-- begin --

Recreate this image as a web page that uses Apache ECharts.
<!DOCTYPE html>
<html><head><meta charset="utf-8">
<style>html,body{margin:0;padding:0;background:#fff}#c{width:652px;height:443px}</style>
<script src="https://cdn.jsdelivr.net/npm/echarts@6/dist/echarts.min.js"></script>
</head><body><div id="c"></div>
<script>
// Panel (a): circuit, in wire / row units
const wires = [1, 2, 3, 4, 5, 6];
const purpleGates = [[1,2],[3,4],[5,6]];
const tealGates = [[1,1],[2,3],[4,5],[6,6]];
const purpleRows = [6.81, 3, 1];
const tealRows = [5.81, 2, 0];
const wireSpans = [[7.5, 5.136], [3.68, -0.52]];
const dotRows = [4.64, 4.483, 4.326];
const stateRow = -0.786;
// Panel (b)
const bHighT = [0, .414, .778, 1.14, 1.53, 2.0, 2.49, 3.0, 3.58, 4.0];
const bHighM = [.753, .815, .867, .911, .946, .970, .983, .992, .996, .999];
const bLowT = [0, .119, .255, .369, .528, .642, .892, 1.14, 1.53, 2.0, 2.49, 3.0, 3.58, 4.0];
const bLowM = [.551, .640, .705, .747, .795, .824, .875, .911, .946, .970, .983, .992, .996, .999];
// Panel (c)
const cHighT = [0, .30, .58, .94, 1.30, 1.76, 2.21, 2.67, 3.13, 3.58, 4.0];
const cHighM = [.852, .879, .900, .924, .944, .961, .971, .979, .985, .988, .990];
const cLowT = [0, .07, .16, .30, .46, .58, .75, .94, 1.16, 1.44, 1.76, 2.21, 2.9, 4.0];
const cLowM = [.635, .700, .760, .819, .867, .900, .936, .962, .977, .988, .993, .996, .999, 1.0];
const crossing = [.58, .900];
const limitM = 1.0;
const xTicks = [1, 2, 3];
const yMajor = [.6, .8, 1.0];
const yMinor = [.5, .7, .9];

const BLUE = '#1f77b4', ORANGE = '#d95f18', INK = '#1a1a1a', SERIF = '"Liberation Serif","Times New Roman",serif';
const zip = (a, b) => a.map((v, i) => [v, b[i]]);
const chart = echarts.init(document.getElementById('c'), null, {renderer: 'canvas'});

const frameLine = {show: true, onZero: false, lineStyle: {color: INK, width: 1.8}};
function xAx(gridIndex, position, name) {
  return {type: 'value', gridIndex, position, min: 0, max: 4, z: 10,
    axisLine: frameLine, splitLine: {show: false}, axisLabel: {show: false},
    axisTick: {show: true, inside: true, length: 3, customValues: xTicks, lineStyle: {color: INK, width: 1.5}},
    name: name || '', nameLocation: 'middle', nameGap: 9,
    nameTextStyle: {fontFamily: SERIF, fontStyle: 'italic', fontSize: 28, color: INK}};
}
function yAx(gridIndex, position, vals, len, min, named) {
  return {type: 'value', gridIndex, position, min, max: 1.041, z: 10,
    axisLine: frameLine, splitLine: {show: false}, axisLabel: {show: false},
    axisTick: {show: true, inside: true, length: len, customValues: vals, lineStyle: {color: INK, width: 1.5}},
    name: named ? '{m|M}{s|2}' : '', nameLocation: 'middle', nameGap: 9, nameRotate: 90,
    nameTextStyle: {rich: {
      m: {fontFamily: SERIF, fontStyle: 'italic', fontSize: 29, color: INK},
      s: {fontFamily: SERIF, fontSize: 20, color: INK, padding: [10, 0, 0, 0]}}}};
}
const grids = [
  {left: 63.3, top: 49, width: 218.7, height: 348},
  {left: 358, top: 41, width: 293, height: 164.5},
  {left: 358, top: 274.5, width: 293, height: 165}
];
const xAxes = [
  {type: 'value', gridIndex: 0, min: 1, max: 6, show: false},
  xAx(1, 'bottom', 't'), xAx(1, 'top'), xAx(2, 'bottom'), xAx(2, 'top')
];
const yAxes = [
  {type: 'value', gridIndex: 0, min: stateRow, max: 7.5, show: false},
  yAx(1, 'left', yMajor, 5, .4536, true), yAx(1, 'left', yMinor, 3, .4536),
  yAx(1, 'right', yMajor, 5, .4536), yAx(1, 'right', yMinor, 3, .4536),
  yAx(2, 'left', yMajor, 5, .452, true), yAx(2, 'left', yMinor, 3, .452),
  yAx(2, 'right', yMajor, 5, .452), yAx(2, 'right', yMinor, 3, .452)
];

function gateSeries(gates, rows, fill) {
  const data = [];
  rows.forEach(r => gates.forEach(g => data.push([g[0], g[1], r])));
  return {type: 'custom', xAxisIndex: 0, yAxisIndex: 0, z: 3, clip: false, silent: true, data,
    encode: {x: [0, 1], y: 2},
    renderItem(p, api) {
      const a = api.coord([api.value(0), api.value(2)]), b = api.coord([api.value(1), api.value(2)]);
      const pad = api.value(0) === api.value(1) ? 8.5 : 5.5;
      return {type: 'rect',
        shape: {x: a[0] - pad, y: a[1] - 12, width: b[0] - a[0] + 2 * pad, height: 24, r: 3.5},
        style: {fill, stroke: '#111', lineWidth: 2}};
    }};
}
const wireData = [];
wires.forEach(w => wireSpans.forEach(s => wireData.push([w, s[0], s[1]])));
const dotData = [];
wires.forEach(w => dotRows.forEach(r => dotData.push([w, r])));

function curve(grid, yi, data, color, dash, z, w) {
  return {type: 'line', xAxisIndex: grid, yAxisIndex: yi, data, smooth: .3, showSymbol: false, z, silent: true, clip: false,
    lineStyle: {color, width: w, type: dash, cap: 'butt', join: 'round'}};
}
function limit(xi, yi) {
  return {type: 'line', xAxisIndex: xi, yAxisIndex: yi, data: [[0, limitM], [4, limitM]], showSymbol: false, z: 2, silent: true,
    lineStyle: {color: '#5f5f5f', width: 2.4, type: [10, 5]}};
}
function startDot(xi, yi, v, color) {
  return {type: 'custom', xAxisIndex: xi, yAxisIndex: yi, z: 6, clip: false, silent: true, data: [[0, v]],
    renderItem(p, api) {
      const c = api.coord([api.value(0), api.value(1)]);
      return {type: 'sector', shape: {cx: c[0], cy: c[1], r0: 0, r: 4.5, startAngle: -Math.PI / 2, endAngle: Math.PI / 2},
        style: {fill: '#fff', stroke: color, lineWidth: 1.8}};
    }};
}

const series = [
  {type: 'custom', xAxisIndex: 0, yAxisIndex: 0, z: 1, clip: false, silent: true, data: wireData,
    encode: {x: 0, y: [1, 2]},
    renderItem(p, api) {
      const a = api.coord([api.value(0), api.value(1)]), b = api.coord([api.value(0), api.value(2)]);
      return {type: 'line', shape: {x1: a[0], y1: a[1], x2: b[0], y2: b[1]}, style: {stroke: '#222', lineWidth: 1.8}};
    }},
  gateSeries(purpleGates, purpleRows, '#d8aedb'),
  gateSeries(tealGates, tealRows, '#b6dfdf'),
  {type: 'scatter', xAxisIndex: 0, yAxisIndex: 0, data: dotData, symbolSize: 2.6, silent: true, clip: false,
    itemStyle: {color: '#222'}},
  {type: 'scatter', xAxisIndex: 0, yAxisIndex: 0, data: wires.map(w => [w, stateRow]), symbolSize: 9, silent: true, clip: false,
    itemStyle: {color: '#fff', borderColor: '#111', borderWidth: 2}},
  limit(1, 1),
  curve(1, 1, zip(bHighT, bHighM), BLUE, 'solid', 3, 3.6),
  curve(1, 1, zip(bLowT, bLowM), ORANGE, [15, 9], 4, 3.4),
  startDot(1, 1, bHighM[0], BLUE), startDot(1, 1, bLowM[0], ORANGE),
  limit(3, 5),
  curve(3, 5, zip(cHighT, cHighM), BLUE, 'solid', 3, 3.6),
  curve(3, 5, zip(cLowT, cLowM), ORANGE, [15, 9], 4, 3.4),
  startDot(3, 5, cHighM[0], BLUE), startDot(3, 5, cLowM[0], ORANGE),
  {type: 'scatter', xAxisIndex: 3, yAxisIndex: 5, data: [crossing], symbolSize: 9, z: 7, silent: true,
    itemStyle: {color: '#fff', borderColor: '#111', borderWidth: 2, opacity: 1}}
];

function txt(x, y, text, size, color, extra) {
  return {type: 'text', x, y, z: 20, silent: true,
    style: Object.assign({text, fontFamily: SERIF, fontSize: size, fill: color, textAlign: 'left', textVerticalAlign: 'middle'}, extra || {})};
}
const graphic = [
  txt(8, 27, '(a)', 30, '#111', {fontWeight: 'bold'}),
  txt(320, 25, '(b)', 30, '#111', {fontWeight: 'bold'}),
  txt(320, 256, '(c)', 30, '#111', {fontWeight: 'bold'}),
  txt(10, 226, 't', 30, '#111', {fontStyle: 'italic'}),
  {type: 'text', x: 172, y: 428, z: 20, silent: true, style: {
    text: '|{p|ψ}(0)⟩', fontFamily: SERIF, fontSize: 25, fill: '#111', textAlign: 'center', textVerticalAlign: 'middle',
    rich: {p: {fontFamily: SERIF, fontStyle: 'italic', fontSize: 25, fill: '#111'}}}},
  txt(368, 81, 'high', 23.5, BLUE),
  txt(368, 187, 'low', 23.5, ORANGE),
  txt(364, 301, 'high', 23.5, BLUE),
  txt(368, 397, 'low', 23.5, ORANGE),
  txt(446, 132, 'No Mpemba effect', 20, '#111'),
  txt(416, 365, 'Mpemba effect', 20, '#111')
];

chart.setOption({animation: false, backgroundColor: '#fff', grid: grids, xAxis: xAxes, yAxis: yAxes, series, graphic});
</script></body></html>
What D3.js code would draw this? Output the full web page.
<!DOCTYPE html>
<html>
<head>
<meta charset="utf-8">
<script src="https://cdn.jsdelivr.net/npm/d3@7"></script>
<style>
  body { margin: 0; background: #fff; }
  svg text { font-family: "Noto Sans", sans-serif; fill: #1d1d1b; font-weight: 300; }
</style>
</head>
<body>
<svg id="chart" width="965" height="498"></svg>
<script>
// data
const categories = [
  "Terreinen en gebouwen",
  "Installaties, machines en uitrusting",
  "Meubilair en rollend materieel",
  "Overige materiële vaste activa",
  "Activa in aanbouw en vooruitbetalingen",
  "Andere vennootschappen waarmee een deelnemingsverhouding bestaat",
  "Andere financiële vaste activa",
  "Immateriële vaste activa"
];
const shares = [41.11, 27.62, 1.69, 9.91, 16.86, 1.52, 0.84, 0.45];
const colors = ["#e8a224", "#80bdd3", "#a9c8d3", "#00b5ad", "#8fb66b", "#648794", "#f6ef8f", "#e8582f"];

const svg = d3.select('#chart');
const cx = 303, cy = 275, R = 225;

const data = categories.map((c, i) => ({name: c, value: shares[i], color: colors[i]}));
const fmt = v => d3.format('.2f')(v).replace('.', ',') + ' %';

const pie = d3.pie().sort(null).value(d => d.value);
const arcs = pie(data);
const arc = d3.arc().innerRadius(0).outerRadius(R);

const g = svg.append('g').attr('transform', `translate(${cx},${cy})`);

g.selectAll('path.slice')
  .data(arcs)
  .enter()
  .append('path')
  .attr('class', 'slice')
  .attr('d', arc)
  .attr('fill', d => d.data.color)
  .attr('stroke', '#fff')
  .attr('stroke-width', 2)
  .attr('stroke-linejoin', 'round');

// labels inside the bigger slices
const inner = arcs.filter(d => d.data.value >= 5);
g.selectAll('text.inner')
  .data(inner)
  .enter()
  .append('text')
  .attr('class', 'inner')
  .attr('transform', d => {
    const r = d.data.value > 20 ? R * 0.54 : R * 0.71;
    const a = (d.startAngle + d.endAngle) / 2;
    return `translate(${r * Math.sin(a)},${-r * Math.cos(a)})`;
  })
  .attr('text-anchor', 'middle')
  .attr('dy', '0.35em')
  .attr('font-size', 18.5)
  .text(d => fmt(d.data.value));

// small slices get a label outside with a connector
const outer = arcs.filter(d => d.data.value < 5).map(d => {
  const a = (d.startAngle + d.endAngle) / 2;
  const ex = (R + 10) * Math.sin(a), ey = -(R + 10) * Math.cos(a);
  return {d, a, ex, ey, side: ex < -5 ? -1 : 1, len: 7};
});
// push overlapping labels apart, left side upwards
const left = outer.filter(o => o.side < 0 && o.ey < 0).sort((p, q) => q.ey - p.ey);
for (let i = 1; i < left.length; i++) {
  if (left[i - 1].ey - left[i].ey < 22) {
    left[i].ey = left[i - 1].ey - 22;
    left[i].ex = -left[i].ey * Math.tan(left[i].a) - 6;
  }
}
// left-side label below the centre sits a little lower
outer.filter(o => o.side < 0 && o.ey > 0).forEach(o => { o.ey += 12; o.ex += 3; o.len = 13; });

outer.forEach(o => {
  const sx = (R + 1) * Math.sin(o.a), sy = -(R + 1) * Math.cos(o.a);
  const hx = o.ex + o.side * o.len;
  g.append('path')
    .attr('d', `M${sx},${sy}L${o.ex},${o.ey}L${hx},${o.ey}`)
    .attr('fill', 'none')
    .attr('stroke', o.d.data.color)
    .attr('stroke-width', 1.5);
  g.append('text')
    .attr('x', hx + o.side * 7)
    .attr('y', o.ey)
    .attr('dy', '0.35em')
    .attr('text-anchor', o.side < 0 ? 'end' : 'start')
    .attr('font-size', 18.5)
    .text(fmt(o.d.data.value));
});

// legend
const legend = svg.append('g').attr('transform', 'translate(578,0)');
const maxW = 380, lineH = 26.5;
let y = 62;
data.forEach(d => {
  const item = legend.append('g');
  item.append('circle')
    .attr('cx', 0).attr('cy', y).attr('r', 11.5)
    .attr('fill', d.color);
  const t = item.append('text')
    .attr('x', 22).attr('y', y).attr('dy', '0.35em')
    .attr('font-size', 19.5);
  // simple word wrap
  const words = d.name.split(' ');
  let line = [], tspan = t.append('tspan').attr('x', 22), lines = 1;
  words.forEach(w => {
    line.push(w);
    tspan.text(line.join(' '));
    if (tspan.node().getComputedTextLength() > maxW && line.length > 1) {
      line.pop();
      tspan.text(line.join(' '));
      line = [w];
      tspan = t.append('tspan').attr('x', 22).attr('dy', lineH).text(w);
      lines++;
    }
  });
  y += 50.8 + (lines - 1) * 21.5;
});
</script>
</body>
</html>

-- end --

■ PROBLEM REQUIREMENTS ■
Above are some lines. Repeat exactly, and only, those from the line that has "What D3.js code" through the line that has "const fmt = v".

■ RESULT OF THE EXERCISE ■
What D3.js code would draw this? Output the full web page.
<!DOCTYPE html>
<html>
<head>
<meta charset="utf-8">
<script src="https://cdn.jsdelivr.net/npm/d3@7"></script>
<style>
  body { margin: 0; background: #fff; }
  svg text { font-family: "Noto Sans", sans-serif; fill: #1d1d1b; font-weight: 300; }
</style>
</head>
<body>
<svg id="chart" width="965" height="498"></svg>
<script>
// data
const categories = [
  "Terreinen en gebouwen",
  "Installaties, machines en uitrusting",
  "Meubilair en rollend materieel",
  "Overige materiële vaste activa",
  "Activa in aanbouw en vooruitbetalingen",
  "Andere vennootschappen waarmee een deelnemingsverhouding bestaat",
  "Andere financiële vaste activa",
  "Immateriële vaste activa"
];
const shares = [41.11, 27.62, 1.69, 9.91, 16.86, 1.52, 0.84, 0.45];
const colors = ["#e8a224", "#80bdd3", "#a9c8d3", "#00b5ad", "#8fb66b", "#648794", "#f6ef8f", "#e8582f"];

const svg = d3.select('#chart');
const cx = 303, cy = 275, R = 225;

const data = categories.map((c, i) => ({name: c, value: shares[i], color: colors[i]}));
const fmt = v => d3.format('.2f')(v).replace('.', ',') + ' %';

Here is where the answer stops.